L’analisi di Pirandello ci può aiutare a indagare più a fondo il fenomeno della viralità sui social. Online, infatti, ciò che ci manca è proprio fare quel passo in più: lo sforzo di andare sotto la superficie delle cose alla ricerca della comprensione dell’altro. E manca a tutti: a chi pubblica e a chi condivide. Infatti, quando un contenuto si diffonde in modo capillare la responsabilità non può più essere caricata solo sulle spalle di chi per primo lo ha pubblicato, anche chi ne usufruisce, lo condivide oppure lo sfrutta, si addossa una responsabilità etica nei confronti del protagonista del video o della foto. In questa tendenza possiamo ritrovare gli stessi pilastri che, secondo Tommaso Labranca, sostengono la diffusione del fenomeno del trash, in particolare quelli di incongruità e massimalismo. Vedere un tentativo malriuscito di adeguarsi alla realtà, come diceva Pirandello, è qualcosa che ci attira e ci incuriosisce. E forse suscita anche un senso di superiorità: osservare la mediocrità altrui lascia sempre margine allo spettatore per percepirsi su un piano più alto, in una condizione che permette di denigrare e di percepire una propria realizzazione. Da qui nascono i meme e i contenuti digitali che prendono ispirazione da questi personaggi; i quali, di conseguenza, inducono gli utenti a guardare i filmati a loro volta, per non avere l’impressione di essere esclusi.

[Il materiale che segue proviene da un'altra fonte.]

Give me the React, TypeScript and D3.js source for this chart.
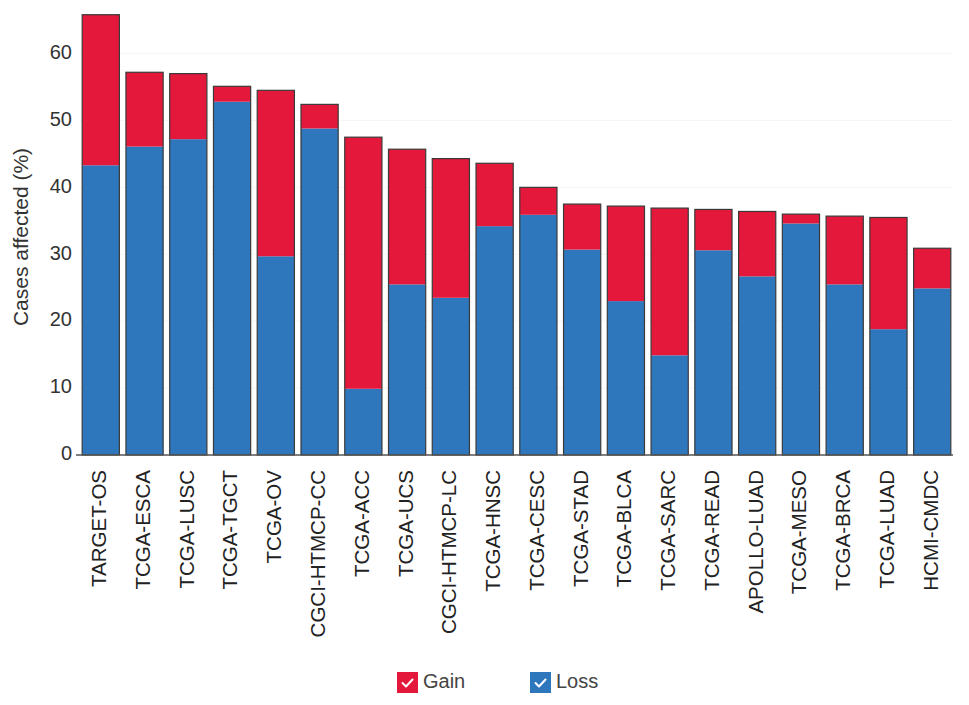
import React, { useMemo } from 'react';
import * as d3 from 'd3';

const CATEGORIES = [
  'TARGET-OS', 'TCGA-ESCA', 'TCGA-LUSC', 'TCGA-TGCT', 'TCGA-OV', 'CGCI-HTMCP-CC',
  'TCGA-ACC', 'TCGA-UCS', 'CGCI-HTMCP-LC', 'TCGA-HNSC', 'TCGA-CESC', 'TCGA-STAD',
  'TCGA-BLCA', 'TCGA-SARC', 'TCGA-READ', 'APOLLO-LUAD', 'TCGA-MESO', 'TCGA-BRCA',
  'TCGA-LUAD', 'HCMI-CMDC',
];

// loss is the bottom segment, gain stacks on top
const LOSS = [
  43.3, 46.1, 47.2, 52.8, 29.7, 48.8, 9.9, 25.5, 23.5, 34.2,
  35.9, 30.7, 23.0, 14.9, 30.6, 26.7, 34.6, 25.5, 18.8, 24.9,
];
const GAIN = [
  22.5, 11.1, 9.8, 2.3, 24.8, 3.6, 37.6, 20.2, 20.8, 9.4,
  4.1, 6.8, 14.2, 22.0, 6.1, 9.7, 1.4, 10.2, 16.7, 6.0,
];

const Y_TICKS = [0, 10, 20, 30, 40, 50, 60];

const SERIES = [
  { key: 'Gain', color: '#e3183a' },
  { key: 'Loss', color: '#2f77bd' },
];

const W = 969;
const H = 705;
const MARGIN = { top: 0, right: 16, bottom: 250, left: 80 };
const FONT = '"Liberation Sans", Arial, Helvetica, sans-serif';

export default function App() {
  const x = useMemo(
    () => d3.scaleBand<string>().domain(CATEGORIES).range([MARGIN.left, W - MARGIN.right]).paddingInner(0.15).paddingOuter(0.05),
    []
  );
  const y = useMemo(() => d3.scaleLinear().domain([0, 68]).range([H - MARGIN.bottom, 0]), []);

  const stacked = useMemo(() => {
    const rows = CATEGORIES.map((c, i) => ({ cat: c, Loss: LOSS[i], Gain: GAIN[i] }));
    return d3.stack<any>().keys(['Loss', 'Gain'])(rows);
  }, []);

  const colorOf = (k: string) => SERIES.find((s) => s.key === k)!.color;
  const base = y(0);

  return (
    <svg width={W} height={H} style={{ position: 'absolute', left: 0, top: 0, background: '#fff' }} fontFamily={FONT}>
      {/* faint grid */}
      {Y_TICKS.slice(1).map((t) => (
        <line key={t} x1={MARGIN.left} x2={W - MARGIN.right} y1={y(t)} y2={y(t)} stroke="#f6f6f6" />
      ))}

      {/* bars */}
      {stacked.map((layer) => (
        <g key={layer.key} fill={colorOf(layer.key)}>
          {layer.map((d, i) => (
            <rect
              key={i}
              x={x(CATEGORIES[i])!}
              y={y(d[1])}
              width={x.bandwidth()}
              height={y(d[0]) - y(d[1])}
            />
          ))}
        </g>
      ))}
      {/* bar outlines */}
      {CATEGORIES.map((c, i) => (
        <rect
          key={c}
          x={x(c)!}
          y={y(LOSS[i] + GAIN[i])}
          width={x.bandwidth()}
          height={base - y(LOSS[i] + GAIN[i])}
          fill="none"
          stroke="#3a3a3a"
          strokeWidth={1.2}
        />
      ))}

      {/* x axis line */}
      <line x1={MARGIN.left - 4} x2={W - MARGIN.right} y1={base} y2={base} stroke="#555" strokeWidth={1.5} />

      {/* y ticks */}
      {Y_TICKS.map((t) => (
        <text key={t} x={72} y={y(t)} textAnchor="end" dominantBaseline="middle" fontSize={20} fill="#333">
          {t}
        </text>
      ))}
      <text
        transform={`translate(22,237) rotate(-90)`}
        textAnchor="middle"
        dominantBaseline="middle"
        fontSize={21}
        fill="#333"
      >
        Cases affected (%)
      </text>

      {/* x labels */}
      {CATEGORIES.map((c) => (
        <text
          key={c}
          transform={`translate(${x(c)! + x.bandwidth() / 2},${base + 15}) rotate(-90)`}
          textAnchor="end"
          dominantBaseline="middle"
          fontSize={20.5}
          fill="#222"
        >
          {c}
        </text>
      ))}

      {/* legend */}
      {SERIES.map((s, i) => {
        const lx = 397 + i * 133;
        const ly = 672;
        return (
          <g key={s.key} transform={`translate(${lx},${ly})`}>
            <rect width={21} height={21} fill={s.color} />
            <path d="M5.5,11 L9,14.5 L15.5,7.5" fill="none" stroke="#fff" strokeWidth={2} strokeLinecap="round" strokeLinejoin="round" />
            <text x={26} y={11} dominantBaseline="middle" fontSize={20} fill="#444">
              {s.key}
            </text>
          </g>
        );
      })}
    </svg>
  );
}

Tutto ciò che vediamo online viene ridotto a una specie di spettacolo da osservare come semplici spettatori. Imparare a usare il web in modo consapevole, però, significa anche comprendere che dietro a uno schermo ci sono delle persone reali, che vivono situazioni che spesso non conosciamo. Imparare, sforzarsi, ad andare a fondo, a non fermarsi alla superficie immaginando che cosa possa esserci dietro alle difficoltà di una persona che per qualche motivo si mette involontariamente in ridicolo non significa soltanto sviluppare una minima empatia verso gli altri, ma contribuire allo sviluppo di una società civile in cui la diversità non venga ogni volta considerata come una forma di inferiorità di cui prendersi gioco, una specie di intrattenimento.